(Charts and diagrams as code)
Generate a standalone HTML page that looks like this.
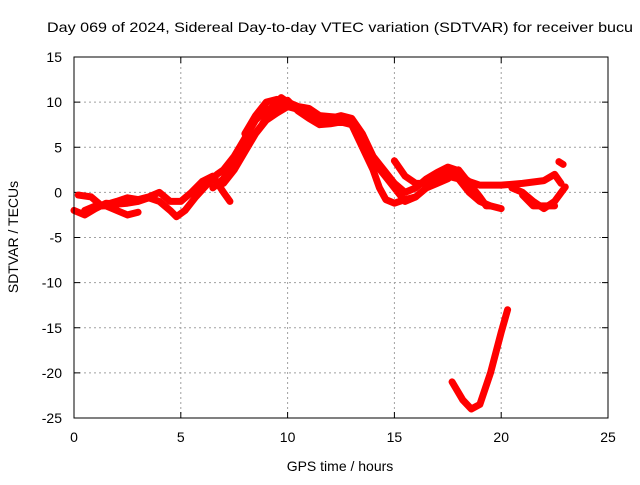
<!DOCTYPE html>
<html><head><meta charset="utf-8"><style>
body{margin:0;background:#fff}
text{font-family:"Liberation Sans",sans-serif;font-size:14px;fill:#000}
</style></head><body>
<svg id="c" width="640" height="480">
<text x="47" y="32" textLength="586" lengthAdjust="spacingAndGlyphs">Day 069 of 2024, Sidereal Day-to-day VTEC variation (SDTVAR) for receiver bucu</text>
<text x="340" y="471" text-anchor="middle">GPS time / hours</text>
<text transform="translate(18,237) rotate(-90)" text-anchor="middle">SDTVAR / TECUs</text>
<g id="grid"></g><g id="marks"></g>
<rect x="74" y="57" width="534" height="361" fill="none" stroke="#000" stroke-width="1"/>
</svg>
<script>
const xTicks=[0,5,10,15,20,25];
const yTicks=[15,10,5,0,-5,-10,-15,-20,-25];
const track1=[[0,-2],[0.5,-2.5],[1,-1.8],[1.5,-1.2],[2,-1.3],[2.5,-1.2],[3,-1],[3.5,-0.6],[4,-1],[4.5,-2],[4.8,-2.7],[5.2,-2],[5.7,-0.5],[6.2,0.8],[6.7,2],[7,2.5],[7.5,4],[8,6],[8.5,8],[9,9.2],[9.5,9.5],[10,10.2],[10.5,9],[11,8.2],[11.5,7.5],[12,7.6],[12.5,7.8],[13,7.5],[13.5,5],[14,2.5],[14.3,0.5],[14.6,-0.8],[15,-1.2],[15.5,-0.8],[16,-0.5]];
const track2=[[0.2,-0.3],[0.8,-0.5],[1.3,-1.5],[2,-1],[2.5,-0.6],[3,-0.8],[3.5,-0.5],[4,0],[4.5,-1],[5,-1],[5.5,0],[6,1.2],[6.5,1.8],[7,0],[7.3,-1]];
const track3=[[0.5,-2],[1,-1.5],[1.5,-1.5],[2,-2],[2.5,-2.5],[3,-2.2]];
const track4=[[6.5,0.5],[7,1.5],[7.5,3.5],[8,5],[8.8,7.5],[9.3,9.5],[9.7,10.5],[10,10],[10.5,9.5],[11,9.3],[11.5,8.5],[12,8.4],[12.5,8.3],[13,8],[13.5,6],[14,3.5],[14.5,2],[15,0.5],[15.5,-1],[16,-0.5],[16.5,0.5],[17,1],[17.5,1.5],[18,2.5],[18.5,1],[19,-0.5],[19.3,-1.5],[19.5,-1.5]];
const track5=[[15,3.5],[15.5,1.8],[16,1],[16.5,1],[17,2],[17.5,2.5],[18,2],[18.5,1.2],[19,0.8],[20,0.8],[21,1],[22,1.3],[22.5,2],[22.8,1]];
const track6=[[16.5,1.2],[17,1.5],[17.5,1.8],[18,1.5],[18.5,0],[19,-1],[19.5,-1.5],[20,-1.8]];
const track7=[[20.5,0.5],[21,0],[21.5,-1],[22,-1.8],[22.5,-1],[23,0.6]];
const track8=[[21,-0.3],[21.5,-1.5],[22,-1.5],[22.5,-1.5]];
const track9=[[17.7,-21],[18.2,-23],[18.6,-24],[19,-23.5],[19.5,-20],[20,-15.5],[20.3,-13]];
const track10=[[22.7,3.4],[22.9,3.1]];
const track11=[[7,1],[7.5,2.5],[8,4.5],[8.5,6.5],[9,8],[9.5,8.8],[10,9.5],[10.5,9.2],[11,8.6],[11.5,8],[12,8.2],[12.5,8.5],[13,8.2],[13.5,6.5],[14,4],[14.5,2.5],[15,1],[15.5,0],[16,0.5],[16.5,1.5],[17,2.2],[17.5,2.8],[18,2.4]];
const track12=[[8,6.5],[8.5,8.5],[9,10],[9.5,10.3]];
const tracks=[track1,track2,track3,track4,track5,track6,track7,track8,track9,track10,track11,track12];
const X=v=>74+v*534/25, Y=v=>57+(15-v)*361/40;
const NS='http://www.w3.org/2000/svg';
const g=document.getElementById('grid'), m=document.getElementById('marks');
function mk(t,a,p){const e=document.createElementNS(NS,t);for(const k in a)e.setAttribute(k,a[k]);p.appendChild(e);return e;}
xTicks.forEach(t=>{
 if(t>0&&t<25){const l=mk('line',{x1:X(t),x2:X(t),y1:57,y2:418,stroke:'#a0a0a0','stroke-dasharray':'2,3'},g);
 
 }
 mk('line',{x1:X(t),x2:X(t),y1:418,y2:412,stroke:'#000'},g);
 mk('line',{x1:X(t),x2:X(t),y1:57,y2:63,stroke:'#000'},g);
 const tx=mk('text',{x:X(t),y:442,'text-anchor':'middle'},g);tx.textContent=t;
 
 
});
yTicks.forEach(t=>{
 if(t<15&&t>-25){const l=mk('line',{x1:74,x2:608,y1:Y(t),y2:Y(t),stroke:'#a0a0a0','stroke-dasharray':'2,3'},g);
 
 }
 mk('line',{x1:74,x2:80,y1:Y(t),y2:Y(t),stroke:'#000'},g);
 mk('line',{x1:602,x2:608,y1:Y(t),y2:Y(t),stroke:'#000'},g);
 const tx=mk('text',{x:62,y:Y(t)+5,'text-anchor':'end'},g);tx.textContent=t;
 
 
});
tracks.forEach((tr,i)=>{
 const p=mk('polyline',{points:tr.map(d=>X(d[0])+','+Y(d[1])).join(' '),fill:'none',stroke:'#ff0000','stroke-width':7,'stroke-linejoin':'round','stroke-linecap':'round'},m);
 
 
});
</script>
</body></html>
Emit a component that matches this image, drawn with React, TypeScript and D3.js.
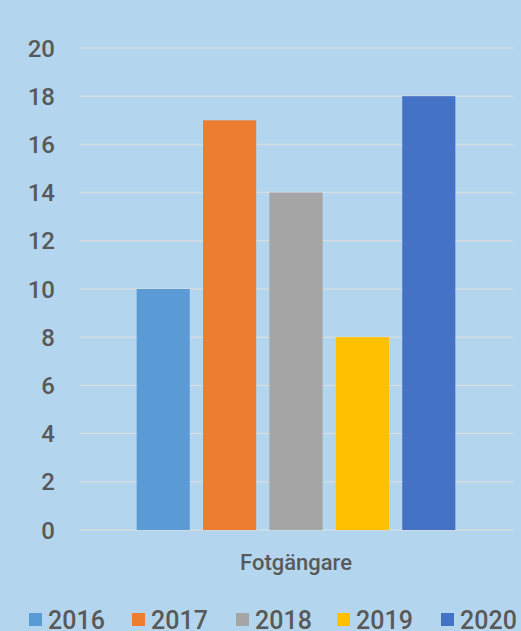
import React from "react";
import * as d3 from "d3";

const years = ["2016", "2017", "2018", "2019", "2020"];
const values = [10, 17, 14, 8, 18];
const colors = ["#5B9BD5", "#ED7D31", "#A5A5A5", "#FFC000", "#4472C4"];
const yTicks = [0, 2, 4, 6, 8, 10, 12, 14, 16, 18, 20];
const category = "Fotgängare";

export default function App() {
  const W = 521, H = 631;
  const y = d3.scaleLinear().domain([0, 20]).range([530, 48]);
  const band = d3.scaleBand().domain(years).range([130, 462]).paddingInner(0.2).paddingOuter(0.1);
  const font = "Roboto, 'Liberation Sans', Arial, sans-serif";
  const legendX = [29, 132, 236, 337, 441];
  return (
    <svg width={W} height={H} style={{ position: "absolute", left: 0, top: 0, background: "#B3D6EE" }}>
      <rect width={W} height={H} fill="#B3D6EE" />
      {yTicks.map((t) => (
        <g key={t}>
          <line x1={80} x2={513} y1={y(t)} y2={y(t)} stroke="#D3DCE3" strokeWidth={1.5} />
          <text x={55} y={y(t)} dy="0.36em" textAnchor="end" fontFamily={font} fontWeight={500} fontSize={24} fill="#595959">{t}</text>
        </g>
      ))}
      {years.map((yr, i) => (
        <rect key={yr} x={band(yr)} width={band.bandwidth()} y={y(values[i])} height={y(0) - y(values[i])} fill={colors[i]} />
      ))}
      <text x={296} y={562} dy="0.36em" textAnchor="middle" fontFamily={font} fontWeight={500} fontSize={22} fill="#595959">{category}</text>
      {years.map((yr, i) => (
        <g key={yr}>
          <rect x={legendX[i]} y={613} width={13} height={13} fill={colors[i]} />
          <text x={legendX[i] + 19} y={619.5} dy="0.36em" fontFamily={font} fontWeight={500} fontSize={25} fill="#595959">{yr}</text>
        </g>
      ))}
    </svg>
  );
}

[WHAT YOU HAVE TO DO] Restate each entry word for word, please, but drop any images it holds.

[RESULT BELOW]
Generate a standalone HTML page that looks like this.
<!DOCTYPE html>
<html><head><meta charset="utf-8"><style>
body{margin:0;background:#fff}
text{font-family:"Liberation Sans",sans-serif;font-size:14px;fill:#000}
</style></head><body>
<svg id="c" width="640" height="480">
<text x="47" y="32" textLength="586" lengthAdjust="spacingAndGlyphs">Day 069 of 2024, Sidereal Day-to-day VTEC variation (SDTVAR) for receiver bucu</text>
<text x="340" y="471" text-anchor="middle">GPS time / hours</text>
<text transform="translate(18,237) rotate(-90)" text-anchor="middle">SDTVAR / TECUs</text>
<g id="grid"></g><g id="marks"></g>
<rect x="74" y="57" width="534" height="361" fill="none" stroke="#000" stroke-width="1"/>
</svg>
<script>
const xTicks=[0,5,10,15,20,25];
const yTicks=[15,10,5,0,-5,-10,-15,-20,-25];
const track1=[[0,-2],[0.5,-2.5],[1,-1.8],[1.5,-1.2],[2,-1.3],[2.5,-1.2],[3,-1],[3.5,-0.6],[4,-1],[4.5,-2],[4.8,-2.7],[5.2,-2],[5.7,-0.5],[6.2,0.8],[6.7,2],[7,2.5],[7.5,4],[8,6],[8.5,8],[9,9.2],[9.5,9.5],[10,10.2],[10.5,9],[11,8.2],[11.5,7.5],[12,7.6],[12.5,7.8],[13,7.5],[13.5,5],[14,2.5],[14.3,0.5],[14.6,-0.8],[15,-1.2],[15.5,-0.8],[16,-0.5]];
const track2=[[0.2,-0.3],[0.8,-0.5],[1.3,-1.5],[2,-1],[2.5,-0.6],[3,-0.8],[3.5,-0.5],[4,0],[4.5,-1],[5,-1],[5.5,0],[6,1.2],[6.5,1.8],[7,0],[7.3,-1]];
const track3=[[0.5,-2],[1,-1.5],[1.5,-1.5],[2,-2],[2.5,-2.5],[3,-2.2]];
const track4=[[6.5,0.5],[7,1.5],[7.5,3.5],[8,5],[8.8,7.5],[9.3,9.5],[9.7,10.5],[10,10],[10.5,9.5],[11,9.3],[11.5,8.5],[12,8.4],[12.5,8.3],[13,8],[13.5,6],[14,3.5],[14.5,2],[15,0.5],[15.5,-1],[16,-0.5],[16.5,0.5],[17,1],[17.5,1.5],[18,2.5],[18.5,1],[19,-0.5],[19.3,-1.5],[19.5,-1.5]];
const track5=[[15,3.5],[15.5,1.8],[16,1],[16.5,1],[17,2],[17.5,2.5],[18,2],[18.5,1.2],[19,0.8],[20,0.8],[21,1],[22,1.3],[22.5,2],[22.8,1]];
const track6=[[16.5,1.2],[17,1.5],[17.5,1.8],[18,1.5],[18.5,0],[19,-1],[19.5,-1.5],[20,-1.8]];
const track7=[[20.5,0.5],[21,0],[21.5,-1],[22,-1.8],[22.5,-1],[23,0.6]];
const track8=[[21,-0.3],[21.5,-1.5],[22,-1.5],[22.5,-1.5]];
const track9=[[17.7,-21],[18.2,-23],[18.6,-24],[19,-23.5],[19.5,-20],[20,-15.5],[20.3,-13]];
const track10=[[22.7,3.4],[22.9,3.1]];
const track11=[[7,1],[7.5,2.5],[8,4.5],[8.5,6.5],[9,8],[9.5,8.8],[10,9.5],[10.5,9.2],[11,8.6],[11.5,8],[12,8.2],[12.5,8.5],[13,8.2],[13.5,6.5],[14,4],[14.5,2.5],[15,1],[15.5,0],[16,0.5],[16.5,1.5],[17,2.2],[17.5,2.8],[18,2.4]];
const track12=[[8,6.5],[8.5,8.5],[9,10],[9.5,10.3]];
const tracks=[track1,track2,track3,track4,track5,track6,track7,track8,track9,track10,track11,track12];
const X=v=>74+v*534/25, Y=v=>57+(15-v)*361/40;
const NS='http://www.w3.org/2000/svg';
const g=document.getElementById('grid'), m=document.getElementById('marks');
function mk(t,a,p){const e=document.createElementNS(NS,t);for(const k in a)e.setAttribute(k,a[k]);p.appendChild(e);return e;}
xTicks.forEach(t=>{
 if(t>0&&t<25){const l=mk('line',{x1:X(t),x2:X(t),y1:57,y2:418,stroke:'#a0a0a0','stroke-dasharray':'2,3'},g);
 
 }
 mk('line',{x1:X(t),x2:X(t),y1:418,y2:412,stroke:'#000'},g);
 mk('line',{x1:X(t),x2:X(t),y1:57,y2:63,stroke:'#000'},g);
 const tx=mk('text',{x:X(t),y:442,'text-anchor':'middle'},g);tx.textContent=t;
 
 
});
yTicks.forEach(t=>{
 if(t<15&&t>-25){const l=mk('line',{x1:74,x2:608,y1:Y(t),y2:Y(t),stroke:'#a0a0a0','stroke-dasharray':'2,3'},g);
 
 }
 mk('line',{x1:74,x2:80,y1:Y(t),y2:Y(t),stroke:'#000'},g);
 mk('line',{x1:602,x2:608,y1:Y(t),y2:Y(t),stroke:'#000'},g);
 const tx=mk('text',{x:62,y:Y(t)+5,'text-anchor':'end'},g);tx.textContent=t;
 
 
});
tracks.forEach((tr,i)=>{
 const p=mk('polyline',{points:tr.map(d=>X(d[0])+','+Y(d[1])).join(' '),fill:'none',stroke:'#ff0000','stroke-width':7,'stroke-linejoin':'round','stroke-linecap':'round'},m);
 
 
});
</script>
</body></html>
Emit a component that matches this image, drawn with React, TypeScript and D3.js.
import React from "react";
import * as d3 from "d3";

const years = ["2016", "2017", "2018", "2019", "2020"];
const values = [10, 17, 14, 8, 18];
const colors = ["#5B9BD5", "#ED7D31", "#A5A5A5", "#FFC000", "#4472C4"];
const yTicks = [0, 2, 4, 6, 8, 10, 12, 14, 16, 18, 20];
const category = "Fotgängare";

export default function App() {
  const W = 521, H = 631;
  const y = d3.scaleLinear().domain([0, 20]).range([530, 48]);
  const band = d3.scaleBand().domain(years).range([130, 462]).paddingInner(0.2).paddingOuter(0.1);
  const font = "Roboto, 'Liberation Sans', Arial, sans-serif";
  const legendX = [29, 132, 236, 337, 441];
  return (
    <svg width={W} height={H} style={{ position: "absolute", left: 0, top: 0, background: "#B3D6EE" }}>
      <rect width={W} height={H} fill="#B3D6EE" />
      {yTicks.map((t) => (
        <g key={t}>
          <line x1={80} x2={513} y1={y(t)} y2={y(t)} stroke="#D3DCE3" strokeWidth={1.5} />
          <text x={55} y={y(t)} dy="0.36em" textAnchor="end" fontFamily={font} fontWeight={500} fontSize={24} fill="#595959">{t}</text>
        </g>
      ))}
      {years.map((yr, i) => (
        <rect key={yr} x={band(yr)} width={band.bandwidth()} y={y(values[i])} height={y(0) - y(values[i])} fill={colors[i]} />
      ))}
      <text x={296} y={562} dy="0.36em" textAnchor="middle" fontFamily={font} fontWeight={500} fontSize={22} fill="#595959">{category}</text>
      {years.map((yr, i) => (
        <g key={yr}>
          <rect x={legendX[i]} y={613} width={13} height={13} fill={colors[i]} />
          <text x={legendX[i] + 19} y={619.5} dy="0.36em" fontFamily={font} fontWeight={500} fontSize={25} fill="#595959">{yr}</text>
        </g>
      ))}
    </svg>
  );
}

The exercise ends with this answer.